Hendrix was inspired by American rock and roll and electric blues. He favored overdriven amplifiers with high volume and gain, and was instrumental in popularizing the previously undesirable sounds caused by guitar amplifier feedback. He was also one of the first guitarists to make extensive use of tone-altering effects units in mainstream rock, such as fuzz distortion, Octavia, wah-wah, and Uni-Vibe. He was the first musician to use stereophonic phasing effects in recordings. Holly George-Warren of Rolling Stone commented: "Hendrix pioneered the use of the instrument as an electronic sound source. Players before him had experimented with feedback and distortion, but Hendrix turned those effects and others into a controlled, fluid vocabulary every bit as personal as the blues with which he began."[3]

Hendrix was the recipient of several music awards during his lifetime and posthumously.

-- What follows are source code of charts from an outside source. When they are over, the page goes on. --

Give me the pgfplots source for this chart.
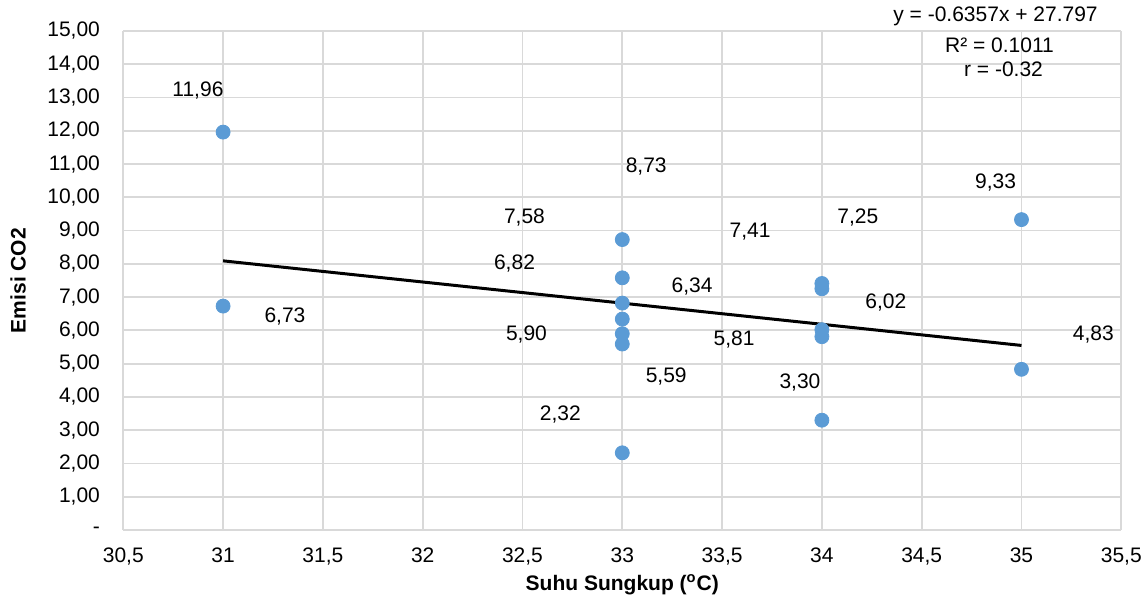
\documentclass[border=0pt]{standalone}
\usepackage{pgfplots}
\pgfplotsset{compat=1.18}
\usepackage{fontspec}
\setmainfont{Liberation Sans}
\definecolor{ptblue}{HTML}{5B9BD5}
\definecolor{gridgray}{HTML}{D9D9D9}
\begin{document}
\fontsize{10.5}{12.5}\selectfont
\begin{tikzpicture}
\useasboundingbox (-61.65pt,-36.5pt) rectangle (512.35pt,265pt);
\begin{axis}[
  scale only axis, width=499pt, height=249.5pt,
  xmin=30.5, xmax=35.5, ymin=0, ymax=15,
  xtick={30.5,31,...,35.5}, ytick={0,1,...,15},
  yticklabels={{-},{1,00},{2,00},{3,00},{4,00},{5,00},{6,00},{7,00},{8,00},{9,00},{10,00},{11,00},{12,00},{13,00},{14,00},{15,00}},
  /pgf/number format/use comma,
  /pgf/number format/assume math mode=true,
  grid=major, grid style={gridgray, line width=0.9pt},
  axis line style={draw=none}, major tick length=0pt,
  ticklabel style={font=\fontsize{10.5}{12.5}\selectfont},
  xticklabel style={yshift=-5pt},
  yticklabel style={xshift=-8pt},
  xlabel={\textbf{Suhu Sungkup (\textsuperscript{o}C)}},
  ylabel={\textbf{Emisi CO2}},
  xlabel style={at={(axis description cs:0.5,-0.11)}, anchor=center},
  ylabel style={at={(axis description cs:-0.1054,0.5)}, anchor=center},
  label style={font=\fontsize{10.5}{12.5}\selectfont},
  clip=false,
]
\addplot[only marks, mark=*, mark size=3.5pt, color=ptblue] coordinates {
  (31,11.96) (31,6.73)
  (33,8.73) (33,7.58) (33,6.82) (33,6.34) (33,5.90) (33,5.59) (33,2.32)
  (34,7.41) (34,7.25) (34,6.02) (34,5.81) (34,3.30)
  (35,9.33) (35,4.83)
};
\addplot[black, line width=1.5pt] coordinates {(31,8.0903) (35,5.5475)};
\node at (axis cs:30.874,13.22) {11,96};
\node at (axis cs:31.31,6.43) {6,73};
\node at (axis cs:33.12,10.94) {8,73};
\node at (axis cs:32.51,9.38) {7,58};
\node at (axis cs:32.46,8.00) {6,82};
\node at (axis cs:33.35,7.33) {6,34};
\node at (axis cs:32.52,5.89) {5,90};
\node at (axis cs:33.56,5.74) {5,81};
\node at (axis cs:33.22,4.60) {5,59};
\node at (axis cs:32.69,3.46) {2,32};
\node at (axis cs:33.64,8.96) {7,41};
\node at (axis cs:34.18,9.38) {7,25};
\node at (axis cs:34.32,6.85) {6,02};
\node at (axis cs:33.89,4.42) {3,30};
\node at (axis cs:34.87,10.46) {9,33};
\node at (axis cs:35.36,5.89) {4,83};
\node at (axis cs:34.87,15.45) {y = -0.6357x + 27.797};
\node at (axis cs:34.89,14.58) {R² = 0.1011};
\node at (axis cs:34.91,13.86) {r = -0.32};
\end{axis}
\end{tikzpicture}
\end{document}
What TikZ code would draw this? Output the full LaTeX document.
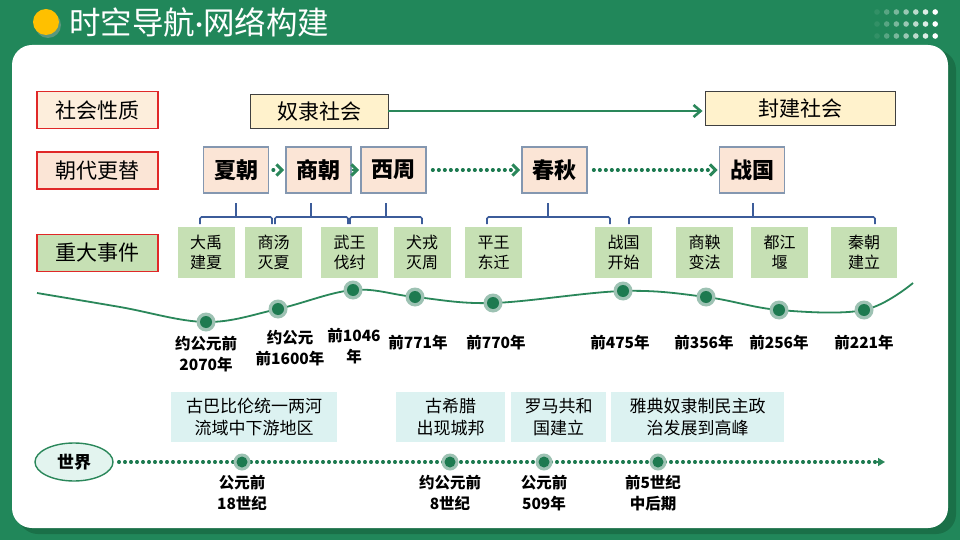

In 1967, readers of Melody Maker voted him the Pop Musician of the Year and in 1968, Billboard named him the Artist of the Year and Rolling Stone declared him the Performer of the Year. Disc and Music Echo honored him with the World Top Musician of 1969 and in 1970, Guitar Player named him the Rock Guitarist of the Year. The Jimi Hendrix Experience was inducted into the Rock and Roll Hall of Fame in 1992 and the UK Music Hall of Fame in 2005. Rolling Stone ranked the band's three studio albums, Are You Experienced, Axis: Bold as Love, and Electric Ladyland, among the 100 greatest albums of all time, and they ranked Hendrix as the greatest guitarist and the sixth greatest artist of all time.